Are you an avid skier? Spring is here, but that doesn’t mean you have to stop practicing for winter sports. Professional skiers don’t just stop once the ice melts and neither should you. There is a way to start practicing for the new season of winter sports without traveling far distances to ski resorts. Try using the TOGU® Senso Ski Trainer, the balance trainer by TOGU® for beginners.
With the TOGU® Ski Trainer you can exercise muscles used for skiing at any time of the year. Train yourself by using both sides of the ski trainer for strength, coordination and balance. Many top athletes at Olympic sports clubs use the same Ski Trainer to actively use muscles for skiing. For optimal performance, the Ski Trainer uniquely combines the TOGU® Senso Vein Trainer and a TOGU® balance cushion. You can use both sides as a 2 in 1 balance tool for a maximum effect.

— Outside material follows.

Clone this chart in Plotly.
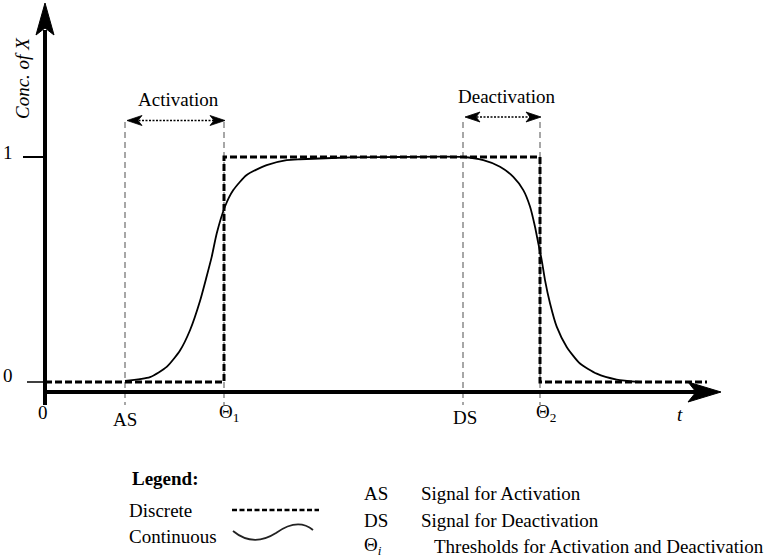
import plotly.graph_objects as go

# ---------------- data ----------------
discrete_t = [0.0, 1.79, 1.79, 4.95, 4.95, 6.62]
discrete_x = [0, 0, 1, 1, 0, 0]

continuous_t = [0.80, 1.05, 1.217, 1.35, 1.45, 1.55, 1.617, 1.667, 1.717, 1.80, 1.883,
                2.017, 2.217, 2.417, 2.55, 3.05, 3.55, 4.18, 4.383, 4.55, 4.683, 4.783,
                4.85, 4.90, 4.933, 4.967, 5.00, 5.05, 5.117, 5.217, 5.35, 5.517, 5.717, 5.95]
continuous_x = [0.005, 0.022, 0.067, 0.14, 0.23, 0.36, 0.47, 0.556, 0.66, 0.78, 0.853,
                0.92, 0.964, 0.986, 0.99, 0.998, 1.0, 1.0, 0.986, 0.957, 0.912, 0.853,
                0.78, 0.69, 0.616, 0.542, 0.453, 0.35, 0.246, 0.156, 0.082, 0.037, 0.011, 0.0]

marker_names = ["AS", "Θ<sub>1</sub>", "DS", "Θ<sub>2</sub>"]
marker_t = [0.80, 1.79, 4.18, 4.95]

y_tick_vals = [0, 1]
y_tick_text = ["0", "1"]

legend_symbols = ["AS", "DS", "Θ<sub><i>i</i></sub>"]
legend_meanings = ["Signal for Activation", "Signal for Deactivation",
                   "Thresholds for Activation and Deactivation"]

# ---------------- geometry helpers (pixel -> data) ----------------
W, H = 777, 558
X0, XS = 45.0, 100.0
Y0, YS = 382.0, 225.0


def X(px):
    return (px - X0) / XS


def Y(py):
    return (Y0 - py) / YS


FONT = "Liberation Serif, DejaVu Serif, serif"
FS = 19

fig = go.Figure()

# discrete
fig.add_trace(go.Scatter(x=discrete_t, y=discrete_x, mode="lines",
                         line=dict(color="black", width=3, dash="7px,3px"),
                         hoverinfo="skip", showlegend=False))
# continuous
fig.add_trace(go.Scatter(x=continuous_t, y=continuous_x, mode="lines",
                         line=dict(color="black", width=1.8, shape="spline", smoothing=0.6),
                         hoverinfo="skip", showlegend=False))

shapes = []
# gray dashed marker lines
for t in marker_t:
    shapes.append(dict(type="line", xref="x", yref="y", x0=t, x1=t, y0=Y(122), y1=Y(405),
                       line=dict(color="#8a8a8a", width=1.5, dash="6px,4px"), layer="below"))

# axes
shapes.append(dict(type="line", xref="x", yref="y", x0=X(45), x1=X(45), y0=Y(405), y1=Y(30),
                   line=dict(color="black", width=4)))
shapes.append(dict(type="line", xref="x", yref="y", x0=X(43), x1=X(700), y0=Y(392), y1=Y(392),
                   line=dict(color="black", width=4)))


def path(pts):
    return "M " + " L ".join(f"{X(a):.5f},{Y(b):.5f}" for a, b in pts) + " Z"


# axis arrowheads (stealth)
shapes.append(dict(type="path", xref="x", yref="y",
                   path=path([(45, 3), (36, 35), (45, 28), (54, 35)]),
                   fillcolor="black", line=dict(color="black", width=1)))
shapes.append(dict(type="path", xref="x", yref="y",
                   path=path([(721, 392), (688, 382), (696, 392), (688, 402)]),
                   fillcolor="black", line=dict(color="black", width=1)))

# y ticks
for v in y_tick_vals:
    x_start = 23 if v == 1 else 27
    shapes.append(dict(type="line", xref="x", yref="y", x0=X(x_start), x1=X(45), y0=v, y1=v,
                       line=dict(color="black", width=2 if v == 1 else 1.5)))


# span arrows (dotted with stealth heads)
def span(x_left, x_right, py):
    shapes.append(dict(type="line", xref="x", yref="y", x0=X(x_left + 8), x1=X(x_right - 8),
                       y0=Y(py), y1=Y(py), line=dict(color="black", width=1.6, dash="2px,1.5px")))
    shapes.append(dict(type="path", xref="x", yref="y",
                       path=path([(x_left, py), (x_left + 15, py - 5), (x_left + 11, py),
                                  (x_left + 15, py + 5)]),
                       fillcolor="black", line=dict(color="black", width=0.8)))
    shapes.append(dict(type="path", xref="x", yref="y",
                       path=path([(x_right, py), (x_right - 15, py - 5), (x_right - 11, py),
                                  (x_right - 15, py + 5)]),
                       fillcolor="black", line=dict(color="black", width=0.8)))


span(127, 225, 120.5)
span(465, 541, 117)

# legend samples
shapes.append(dict(type="line", xref="x", yref="y", x0=X(232), x1=X(319), y0=Y(510), y1=Y(510),
                   line=dict(color="black", width=2.5, dash="5px,2.5px")))
shapes.append(dict(type="path", xref="x", yref="y",
                   path=(f"M {X(233):.5f},{Y(531):.5f} C {X(250):.5f},{Y(545):.5f} "
                         f"{X(265):.5f},{Y(540):.5f} {X(276):.5f},{Y(533):.5f} "
                         f"C {X(290):.5f},{Y(523):.5f} {X(302):.5f},{Y(521):.5f} {X(313):.5f},{Y(530):.5f}"),
                   line=dict(color="#222", width=1.8)))

ann = []


def text(s, px, py, size=FS, xanchor="center", **kw):
    ann.append(dict(text=s, x=X(px), y=Y(py), xref="x", yref="y", showarrow=False,
                    xanchor=xanchor, yanchor="middle",
                    font=dict(family=FONT, size=size, color="black"), **kw))


# y tick labels
text(y_tick_text[1], 8, 152)
text(y_tick_text[0], 8, 375)
# x labels
text("0", 43, 412)
label_pos = [(125, 419), (229, 413), (465, 417), (546, 413)]
for name, (px, py) in zip(marker_names, label_pos):
    text(name, px, py)
text("<i>t</i>", 680, 414)
text("<i>Conc. of X</i>", 22, 78, textangle=-90)

text("Activation", 178, 99)
text("Deactivation", 507, 96)

# legend
text("<b>Legend:</b>", 130, 478, xanchor="left")
text("Discrete", 127, 510, xanchor="left")
text("Continuous", 127, 536, xanchor="left")
sym_y = [493, 520, 546]
mean_x = [419, 419, 432]
for s, m, py, mx in zip(legend_symbols, legend_meanings, sym_y, mean_x):
    text(s, 362, py, xanchor="left")
    text(m, mx, py, xanchor="left")

fig.update_layout(
    width=W, height=H,
    margin=dict(l=0, r=0, t=0, b=0),
    paper_bgcolor="white", plot_bgcolor="white",
    xaxis=dict(range=[X(0), X(W)], visible=False, fixedrange=True),
    yaxis=dict(range=[Y(H), Y(0)], visible=False, fixedrange=True),
    shapes=shapes, annotations=ann, showlegend=False,
)

fig.write_html("out.html", config={"displayModeBar": False},
               post_script="document.body.style.margin='0';document.body.style.overflow='hidden';")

For more intensive training for the deep lying musculature apperception, here are some tips on how to use the Ski trainer:
The first exercise is called the Telemark exercise. It is a simple stepping exercise used to help improve your ankles, knees and hip. To start, flip over the ski trainer so that the circular cushion is facing upwards. Then do a lunge with one leg moving forward and stepping onto the cushion with the other leg bent back. Step back into your original position and do the same thing with your other leg to complete the exercise.
The second exercise is a bit more challenging as it involves the full body to do the exercise. To begin, place both of your feet on each of the knobbed surfaces. Then go into a squatting position with your back arched and both of your knees bent. Hold this position for 60 seconds or for as long as you can.
Practicing this exercises with the TOGU® Senso Ski Trainer will keep you muscles trained to perform in the next ski season. To see if this balance trainer is right for you, please consult your specialist to avoid injury.